(Saved entries)

○ ○ ○ ○ ○ ○ ○

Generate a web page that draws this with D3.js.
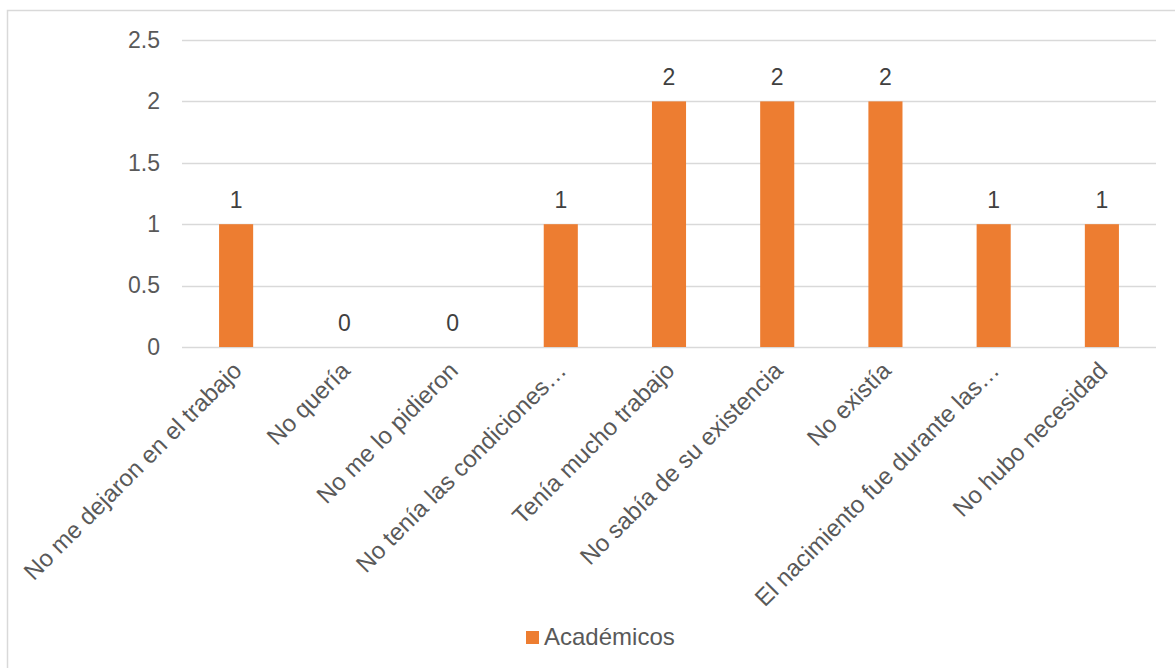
<!DOCTYPE html>
<html>
<head>
<meta charset="utf-8">
<script src="https://cdn.jsdelivr.net/npm/d3@7"></script>
<style>
  body { margin: 0; background: #fff; }
  text { font-family: "Liberation Sans", Arial, sans-serif; }
</style>
</head>
<body>
<svg id="chart" width="1175" height="668"></svg>
<script>
const categories = [
  'No me dejaron en el trabajo',
  'No quería',
  'No me lo pidieron',
  'No tenía las condiciones…',
  'Tenía mucho trabajo',
  'No sabía de su existencia',
  'No existía',
  'El nacimiento fue durante las…',
  'No hubo necesidad'
];
const values = [1, 0, 0, 1, 2, 2, 2, 1, 1];
const yTicks = [0, 0.5, 1, 1.5, 2, 2.5];
const seriesName = 'Académicos';

const barColor = '#ED7D31';
const fontSize = 23;
const width = 1175, height = 668;
const margin = { top: 40, right: 19, bottom: 321, left: 182 };

const svg = d3.select('#chart');

// outer frame
svg.append('rect')
  .attr('x', 7.5).attr('y', 10.5)
  .attr('width', 1180).attr('height', 670)
  .attr('fill', 'none')
  .attr('stroke', '#d9d9d9')
  .attr('stroke-width', 1.5);

const x = d3.scaleBand()
  .domain(categories)
  .range([margin.left, width - margin.right])
  .paddingInner(0.685)
  .paddingOuter(0.3425);

const y = d3.scaleLinear()
  .domain([0, 2.5])
  .range([height - margin.bottom, margin.top]);

// gridlines
svg.append('g')
  .selectAll('line')
  .data(yTicks)
  .join('line')
  .attr('x1', margin.left)
  .attr('x2', width - margin.right)
  .attr('y1', d => Math.round(y(d)) + 0.5)
  .attr('y2', d => Math.round(y(d)) + 0.5)
  .attr('stroke', '#d9d9d9')
  .attr('stroke-width', 1.5);

// y axis labels
const yAxis = d3.axisLeft(y).tickValues(yTicks).tickFormat(d => String(d)).tickSize(0).tickPadding(22);
svg.append('g')
  .attr('transform', `translate(${margin.left},0)`)
  .call(yAxis)
  .call(g => g.select('.domain').remove())
  .selectAll('text')
  .attr('font-size', fontSize)
  .attr('fill', '#595959')
  .attr('font-family', '"Liberation Sans", Arial, sans-serif');

// bars
svg.append('g')
  .selectAll('rect')
  .data(values)
  .join('rect')
  .attr('x', (d, i) => x(categories[i]))
  .attr('y', d => y(d))
  .attr('width', x.bandwidth())
  .attr('height', d => y(0) - y(d))
  .attr('fill', barColor);

// data labels
svg.append('g')
  .selectAll('text')
  .data(values)
  .join('text')
  .attr('x', (d, i) => x(categories[i]) + x.bandwidth() / 2)
  .attr('y', d => y(d) - 16)
  .attr('text-anchor', 'middle')
  .attr('font-size', fontSize)
  .attr('fill', '#404040')
  .text(d => d);

// x labels, rotated
const xAxis = d3.axisBottom(x).tickSize(0).tickPadding(0);
svg.append('g')
  .attr('transform', `translate(0,${y(0)})`)
  .call(xAxis)
  .call(g => g.select('.domain').remove())
  .selectAll('text')
  .attr('font-size', 24)
  .attr('fill', '#595959')
  .attr('font-family', '"Liberation Sans", Arial, sans-serif')
  .attr('text-anchor', 'end')
  .attr('dy', null)
  .attr('y', 0)
  .attr('transform', 'translate(7,25) rotate(-45)');

// legend
const legend = svg.append('g').attr('transform', 'translate(526,631)');
legend.append('rect')
  .attr('width', 13).attr('height', 13)
  .attr('fill', barColor);
legend.append('text')
  .attr('x', 18).attr('y', 14)
  .attr('font-size', 24)
  .attr('fill', '#595959')
  .text(seriesName);
</script>
</body>
</html>
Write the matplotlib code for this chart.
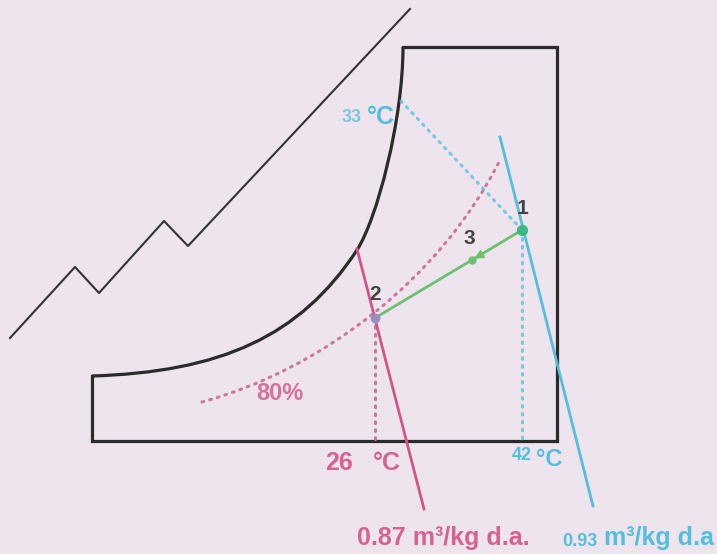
import matplotlib.pyplot as plt
from matplotlib.path import Path
from matplotlib.patches import PathPatch

# diagram coordinates (pixels of the original sketch, y down)
zigzag_x = [10, 75, 99, 164, 188, 410]
zigzag_y = [338, 267, 293, 221, 246, 9]

# chart outline: saturation curve (two bezier pieces) + box
sat_curve = [(92, 376), (220, 372), (300, 337), (357, 250),
             (377, 219), (403, 120), (403, 47)]
box_x = [403, 557, 557, 92, 92]
box_y = [47, 47, 441, 441, 376]

# 80 % relative humidity curve (bezier)
rh80_curve = [(202, 402), (320, 370), (440, 280), (500, 160)]

# states
p1 = (522, 230)
p2 = (375, 318)
p3 = (472, 260)
t33 = (401, 101)
bottom_y = 439

# specific volume lines
v087_x = [357, 424]
v087_y = [249, 509]
v093_x = [500, 593]
v093_y = [137, 506]

bg = '#ede4ee'
blue = '#55bedb'
pink = '#d2558a'
pink_dot = '#c97a99'
green = '#6cc070'
dark = '#2b2b2b'
dots = (0, (0.6, 2.0))

fig = plt.figure(figsize=(7.17, 5.54), dpi=100)
fig.patch.set_facecolor(bg)
ax = fig.add_axes([0, 0, 1, 1])
ax.set_facecolor(bg)
ax.set_xlim(0, 717)
ax.set_ylim(554, 0)
ax.axis('off')

ax.plot(zigzag_x, zigzag_y, color='#333333', lw=1.5)

codes = [Path.MOVETO] + [Path.CURVE4] * 6
ax.add_patch(PathPatch(Path(sat_curve, codes), fill=False, color=dark, lw=2.3))
ax.plot(box_x, box_y, color=dark, lw=2.3, solid_joinstyle='miter')

rh = Path(rh80_curve, [Path.MOVETO, Path.CURVE4, Path.CURVE4, Path.CURVE4])
ax.add_patch(PathPatch(rh, fill=False, color=pink_dot, lw=2.2,
                       linestyle=dots, capstyle='round'))

# dotted guides
ax.plot([t33[0], p1[0]], [t33[1], p1[1]], color=blue, lw=2.2,
        linestyle=dots, dash_capstyle='round', alpha=0.75)
ax.plot([p1[0], p1[0]], [p1[1], bottom_y], color=blue, lw=2.2,
        linestyle=dots, dash_capstyle='round', alpha=0.75)
ax.plot([p2[0], p2[0]], [p2[1], bottom_y], color=pink_dot, lw=2.2,
        linestyle=dots, dash_capstyle='round')

# volume lines
ax.plot(v087_x, v087_y, color=pink, lw=2.0)
ax.plot(v093_x, v093_y, color=blue, lw=2.0)

# process 1 -> 2
ax.plot([p1[0], p2[0]], [p1[1], p2[1]], color=green, lw=2.0)
ax.annotate('', xy=(p3[0], p3[1]), xytext=(p3[0] + 14, p3[1] - 8),
            arrowprops=dict(arrowstyle='-|>', color=green, lw=1.5, mutation_scale=12))
ax.plot(*p3, 'o', color=green, ms=5)
ax.plot(*p1, 'o', color='#3cb882', ms=7)
ax.plot(*p2, 'o', color='#9a8fb8', ms=6)

fp = dict(family='Liberation Sans', fontweight='bold')
ax.text(p1[0], 208, '1', color='#444444', fontsize=15, ha='center', va='center', **fp)
ax.text(p2[0], 295, '2', color='#444444', fontsize=15, ha='center', va='center', **fp)
ax.text(469, 239, '3', color='#444444', fontsize=15, ha='center', va='center', **fp)

ax.text(362, 118, '33', color=blue, fontsize=13, ha='right', va='center', alpha=0.75, **fp)
ax.text(367, 117, '°C', color=blue, fontsize=18, ha='left', va='center', **fp)
ax.text(280, 394, '80%', color=pink, fontsize=17, ha='center', va='center', alpha=0.8, **fp)
ax.text(339, 463, '26', color=pink, fontsize=18, ha='center', va='center', alpha=0.9, **fp)
ax.text(373, 463, '°C', color=pink, fontsize=18, ha='left', va='center', alpha=0.9, **fp)
ax.text(522, 455, '42', color=blue, fontsize=13, ha='center', va='center', **fp)
ax.text(536, 460, '°C', color=blue, fontsize=17, ha='left', va='center', **fp)
ax.text(357, 538, '0.87 m³/kg d.a.', color=pink, fontsize=18, ha='left', va='center', alpha=0.9, **fp)
ax.text(562, 541, '0.93', color=blue, fontsize=13, ha='left', va='center', **fp)
ax.text(604, 538, 'm³/kg d.a', color=blue, fontsize=18, ha='left', va='center', **fp)

fig.savefig('out.png', dpi=100, facecolor=bg)
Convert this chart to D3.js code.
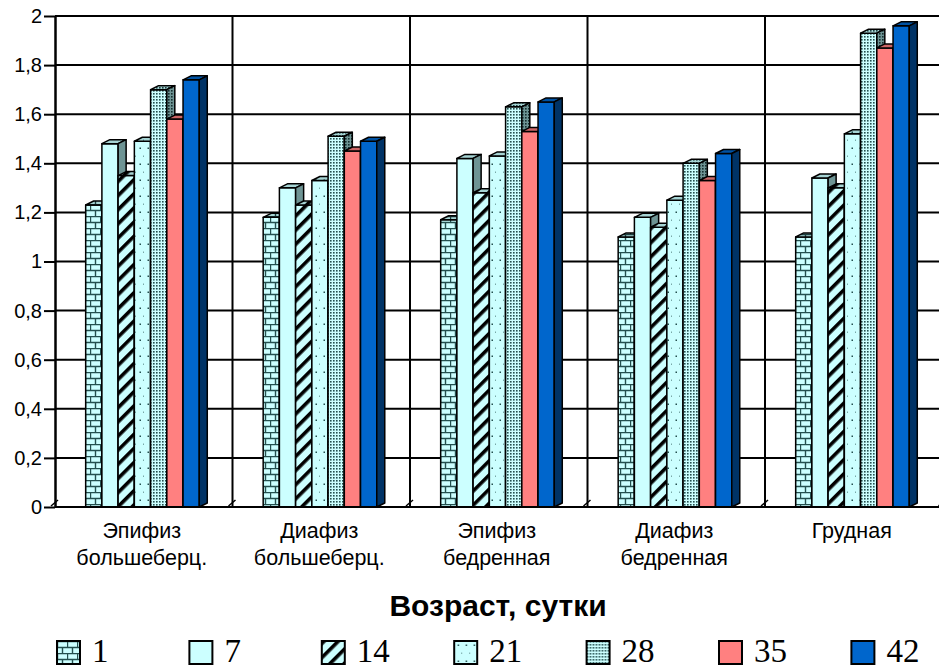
<!DOCTYPE html>
<html><head><meta charset="utf-8">
<script src="https://cdn.jsdelivr.net/npm/d3@7"></script>
<style>html,body{margin:0;padding:0;background:#fff;}svg{display:block}</style>
</head><body><svg id="chart" width="939" height="668"></svg>
<script>
// Categories (bone sites), two lines each
const categories = [
  ["Эпифиз", "большеберц."],
  ["Диафиз", "большеберц."],
  ["Эпифиз", "бедренная"],
  ["Диафиз", "бедренная"],
  ["Грудная"]
];
// Series = age in days
const seriesNames = ["1", "7", "14", "21", "28", "35", "42"];
const day1  = [1.23, 1.18, 1.17, 1.10, 1.10];
const day7  = [1.48, 1.30, 1.42, 1.18, 1.34];
const day14 = [1.35, 1.23, 1.28, 1.14, 1.30];
const day21 = [1.49, 1.33, 1.43, 1.25, 1.52];
const day28 = [1.70, 1.51, 1.63, 1.40, 1.93];
const day35 = [1.58, 1.45, 1.53, 1.33, 1.87];
const day42 = [1.74, 1.49, 1.65, 1.44, 1.96];
const yTickValues = [0, 0.2, 0.4, 0.6, 0.8, 1, 1.2, 1.4, 1.6, 1.8, 2];
const yTickLabels = ["0", "0,2", "0,4", "0,6", "0,8", "1", "1,2", "1,4", "1,6", "1,8", "2"];
const axisTitle = "Возраст, сутки";

const seriesValues = [day1, day7, day14, day21, day28, day35, day42];

const svg = d3.select("#chart");
const plotLeft = 55, plotTop = 16, plotBottom = 507, plotRight = 942.5;
const depthX = 8, depthY = 4;

const y = d3.scaleLinear().domain([0, 2]).range([plotBottom, plotTop]);
const x0 = d3.scaleBand().domain(d3.range(categories.length))
  .range([plotLeft, plotRight]).paddingInner(0.36).paddingOuter(0.18).align(0.48);
const x1 = d3.scaleBand().domain(seriesNames).range([0, x0.bandwidth()]);

// ---------- fill patterns ----------
const defs = svg.append("defs");
function pattern(id, w, h, bg, draw, transform) {
  const p = defs.append("pattern").attr("id", id)
    .attr("patternUnits", "userSpaceOnUse").attr("width", w).attr("height", h);
  if (transform) p.attr("patternTransform", transform);
  p.append("rect").attr("width", w).attr("height", h).attr("fill", bg);
  draw(p);
}
const brick = fg => p => p.append("path")
  .attr("d", "M0,0.5H10M0,6.5H10M0.5,0.5V6.5M5.5,6.5V12")
  .attr("stroke", fg).attr("stroke-width", 1.4).attr("fill", "none");
const stripe = fg => p => p.append("rect").attr("x", 0).attr("width", 3.6).attr("height", 10).attr("fill", fg);
const sparseDots = fg => p => {
  p.append("rect").attr("x", 3.5).attr("y", 3.5).attr("width", 1.5).attr("height", 1.5).attr("fill", fg);
  p.append("rect").attr("x", 7.5).attr("y", 11.5).attr("width", 1.5).attr("height", 1.5).attr("fill", fg);
};
const denseDots = fg => p => p.append("rect").attr("width", 1.6).attr("height", 1.6).attr("fill", fg);

const shades = {
  front: {bg: "#ccffff", fg: "#24504f", ink: "#000"},
  top:   {bg: "#a6d4d4", fg: "#1d4040", ink: "#000"},
  side:  {bg: "#6e9494", fg: "#152f2f", ink: "#000"}
};
for (const [k, s] of Object.entries(shades)) {
  pattern("brick-" + k, 10, 12, s.bg, brick(s.fg));
  pattern("stripe-" + k, 10, 10, s.bg, stripe(s.ink), "rotate(45)");
  pattern("sdots-" + k, 8, 16, s.bg, sparseDots(s.fg));
  pattern("ddots-" + k, 3, 3, s.bg, denseDots(s.fg));
}
const fills = {
  "1":  {front: "url(#brick-front)", top: "url(#brick-top)", side: "url(#brick-side)"},
  "7":  {front: "#ccffff", top: "#a6d4d4", side: "#6e9494"},
  "14": {front: "url(#stripe-front)", top: "url(#stripe-top)", side: "url(#stripe-side)"},
  "21": {front: "url(#sdots-front)", top: "url(#sdots-top)", side: "url(#sdots-side)"},
  "28": {front: "url(#ddots-front)", top: "url(#ddots-top)", side: "url(#ddots-side)"},
  "35": {front: "#ff8080", top: "#cc6666", side: "#8c4646"},
  "42": {front: "#0066cc", top: "#0052a3", side: "#003366"}
};

// ---------- gridlines & walls ----------
const grid = svg.append("g").attr("stroke", "#000").attr("stroke-width", 2);
grid.selectAll("line.h").data(yTickValues).join("line").attr("class", "h")
  .attr("x1", plotLeft).attr("x2", 939).attr("y1", d => y(d)).attr("y2", d => y(d));
const boundaries = d3.range(categories.length + 1).map(i => plotLeft + i * x0.step());
grid.selectAll("line.v").data(boundaries.slice(1)).join("line").attr("class", "v")
  .attr("x1", d => d).attr("x2", d => d).attr("y1", plotTop).attr("y2", plotBottom);
grid.selectAll("path.floor").data(boundaries).join("path").attr("class", "floor")
  .attr("fill", "none").attr("stroke-width", 1.5)
  .attr("d", d => `M${d - 4},${plotBottom - 1}L${d + 3},${plotBottom - 7}`);

// ---------- 3D bars ----------
const bars = svg.append("g").attr("stroke", "#000").attr("stroke-width", 1.5).attr("stroke-linejoin", "round");
categories.forEach((cat, i) => {
  seriesNames.forEach((name, j) => {
    const v = seriesValues[j][i];
    const bx = x0(i) + x1(name), bw = x1.bandwidth();
    const yt = y(v), yb = y(0);
    const g = bars.append("g");
    g.append("rect").attr("x", bx).attr("y", yt).attr("width", bw).attr("height", yb - yt)
      .attr("fill", fills[name].front);
    g.append("path").attr("fill", fills[name].top)
      .attr("d", `M${bx},${yt}L${bx + depthX},${yt - depthY}L${bx + bw + depthX},${yt - depthY}L${bx + bw},${yt}Z`);
    g.append("path").attr("fill", fills[name].side)
      .attr("d", `M${bx + bw},${yt}L${bx + bw + depthX},${yt - depthY}L${bx + bw + depthX},${yb - depthY}L${bx + bw},${yb}Z`);
  });
});

// ---------- axes ----------
const yAxis = svg.append("g").attr("transform", `translate(${plotLeft},0)`)
  .call(d3.axisLeft(y).tickValues(yTickValues).tickFormat((d, i) => yTickLabels[i]).tickSize(11).tickSizeOuter(0).tickPadding(2));
yAxis.select(".domain").attr("stroke-width", 2.5);
yAxis.selectAll(".tick line").attr("stroke-width", 2);
yAxis.selectAll("text").attr("font-family", "Liberation Sans, Arial, sans-serif").attr("font-size", 20).attr("fill", "#000");

svg.append("line").attr("x1", plotLeft).attr("x2", 939).attr("y1", plotBottom).attr("y2", plotBottom)
  .attr("stroke", "#000").attr("stroke-width", 2);

const xLabels = svg.append("g").attr("font-family", "Liberation Sans, Arial, sans-serif")
  .attr("font-size", 21.5).attr("text-anchor", "middle").attr("fill", "#000");
categories.forEach((lines, i) => {
  const cx = plotLeft + (i + 0.5) * x0.step() - 2;
  const t = xLabels.append("text").attr("x", cx).attr("y", 538);
  lines.forEach((ln, k) => t.append("tspan").attr("x", cx).attr("dy", k ? 27 : 0).text(ln));
});

svg.append("text").attr("x", 498).attr("y", 616).attr("text-anchor", "middle")
  .attr("font-family", "Liberation Sans, Arial, sans-serif").attr("font-weight", "bold")
  .attr("font-size", 30).attr("fill", "#000").text(axisTitle);

// ---------- legend ----------
const lx = d3.scaleBand().domain(seriesNames).range([57, 57 + 7 * 132.4]);
const legend = svg.append("g");
seriesNames.forEach(name => {
  const g = legend.append("g").attr("transform", `translate(${lx(name)},641)`);
  g.append("rect").attr("width", 23).attr("height", 23).attr("fill", fills[name].front)
    .attr("stroke", "#000").attr("stroke-width", 2);
  g.append("text").attr("x", 35).attr("y", 20.5).attr("font-family", "Liberation Serif, Times New Roman, serif")
    .attr("font-size", 33).attr("fill", "#000").text(name);
});
</script>
</body></html>
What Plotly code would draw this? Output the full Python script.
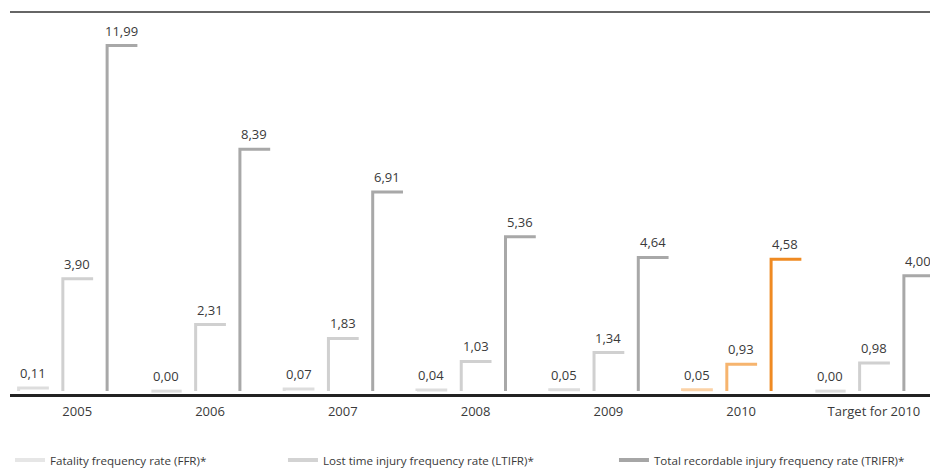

○ ○ ○ ○ ○ ○ ○

▶ [Task to carry out]:
Across the records above, count the lines holding "chart" and reply with that number alone.

▶ [Answer to this problem]:
7